_EXERCISE AIM_: Return only the lines from the top of the data down to the one that holds "label='Underlier Performance', zorder=4)", both included, without any pictures.

_MATERIAL PROVIDED_:

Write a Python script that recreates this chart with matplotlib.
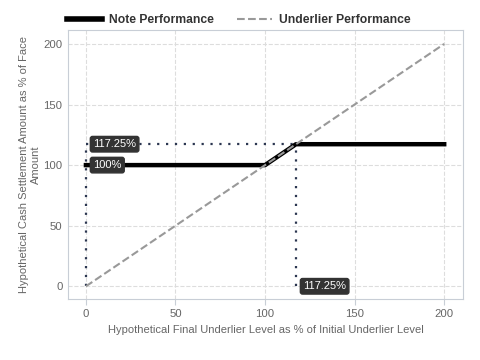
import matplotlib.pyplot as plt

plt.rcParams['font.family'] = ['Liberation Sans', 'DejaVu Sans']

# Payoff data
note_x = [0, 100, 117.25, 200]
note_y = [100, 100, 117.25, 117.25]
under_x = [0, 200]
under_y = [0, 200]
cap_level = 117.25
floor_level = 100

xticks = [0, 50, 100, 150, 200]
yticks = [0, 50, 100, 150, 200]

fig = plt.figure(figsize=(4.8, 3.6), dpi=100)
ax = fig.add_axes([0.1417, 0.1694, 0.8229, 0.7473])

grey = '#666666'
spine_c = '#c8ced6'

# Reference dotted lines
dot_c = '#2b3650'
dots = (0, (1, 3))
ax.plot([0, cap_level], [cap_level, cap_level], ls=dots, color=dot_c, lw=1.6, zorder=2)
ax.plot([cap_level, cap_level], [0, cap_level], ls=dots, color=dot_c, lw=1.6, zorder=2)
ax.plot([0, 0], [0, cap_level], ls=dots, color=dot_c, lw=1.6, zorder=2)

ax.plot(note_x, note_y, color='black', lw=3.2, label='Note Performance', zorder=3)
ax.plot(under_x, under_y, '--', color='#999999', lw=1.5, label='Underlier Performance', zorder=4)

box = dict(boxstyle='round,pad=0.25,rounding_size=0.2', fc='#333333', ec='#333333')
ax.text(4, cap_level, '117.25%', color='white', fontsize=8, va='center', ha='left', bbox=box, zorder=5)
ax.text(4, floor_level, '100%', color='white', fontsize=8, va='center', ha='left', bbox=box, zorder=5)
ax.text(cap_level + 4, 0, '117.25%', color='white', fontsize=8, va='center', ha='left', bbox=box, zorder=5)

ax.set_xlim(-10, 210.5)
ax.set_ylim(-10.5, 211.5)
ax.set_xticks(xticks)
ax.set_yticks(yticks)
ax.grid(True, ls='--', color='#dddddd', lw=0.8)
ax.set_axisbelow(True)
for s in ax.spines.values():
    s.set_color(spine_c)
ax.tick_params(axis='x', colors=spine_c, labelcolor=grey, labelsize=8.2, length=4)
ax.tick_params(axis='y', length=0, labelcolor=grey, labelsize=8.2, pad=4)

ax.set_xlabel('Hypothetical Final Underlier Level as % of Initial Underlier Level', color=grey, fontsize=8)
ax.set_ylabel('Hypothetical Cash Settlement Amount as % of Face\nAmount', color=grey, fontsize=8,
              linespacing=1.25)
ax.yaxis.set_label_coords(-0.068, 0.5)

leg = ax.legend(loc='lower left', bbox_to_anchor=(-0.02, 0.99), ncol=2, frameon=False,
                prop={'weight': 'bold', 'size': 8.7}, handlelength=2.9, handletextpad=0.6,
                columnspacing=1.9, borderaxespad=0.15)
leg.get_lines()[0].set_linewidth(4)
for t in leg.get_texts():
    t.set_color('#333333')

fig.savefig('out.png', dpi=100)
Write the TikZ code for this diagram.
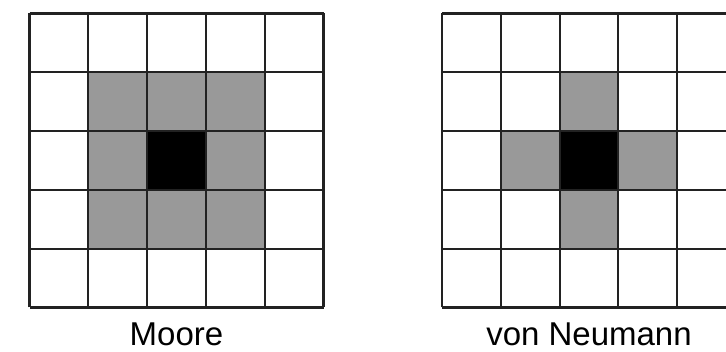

_COMPLETED TASK_:
Write a Python script that recreates this chart with matplotlib.
import matplotlib.pyplot as plt

plt.rcParams['font.family'] = ['Liberation Sans', 'DejaVu Sans']

# Payoff data
note_x = [0, 100, 117.25, 200]
note_y = [100, 100, 117.25, 117.25]
under_x = [0, 200]
under_y = [0, 200]
cap_level = 117.25
floor_level = 100

xticks = [0, 50, 100, 150, 200]
yticks = [0, 50, 100, 150, 200]

fig = plt.figure(figsize=(4.8, 3.6), dpi=100)
ax = fig.add_axes([0.1417, 0.1694, 0.8229, 0.7473])

grey = '#666666'
spine_c = '#c8ced6'

# Reference dotted lines
dot_c = '#2b3650'
dots = (0, (1, 3))
ax.plot([0, cap_level], [cap_level, cap_level], ls=dots, color=dot_c, lw=1.6, zorder=2)
ax.plot([cap_level, cap_level], [0, cap_level], ls=dots, color=dot_c, lw=1.6, zorder=2)
ax.plot([0, 0], [0, cap_level], ls=dots, color=dot_c, lw=1.6, zorder=2)

ax.plot(note_x, note_y, color='black', lw=3.2, label='Note Performance', zorder=3)
ax.plot(under_x, under_y, '--', color='#999999', lw=1.5, label='Underlier Performance', zorder=4)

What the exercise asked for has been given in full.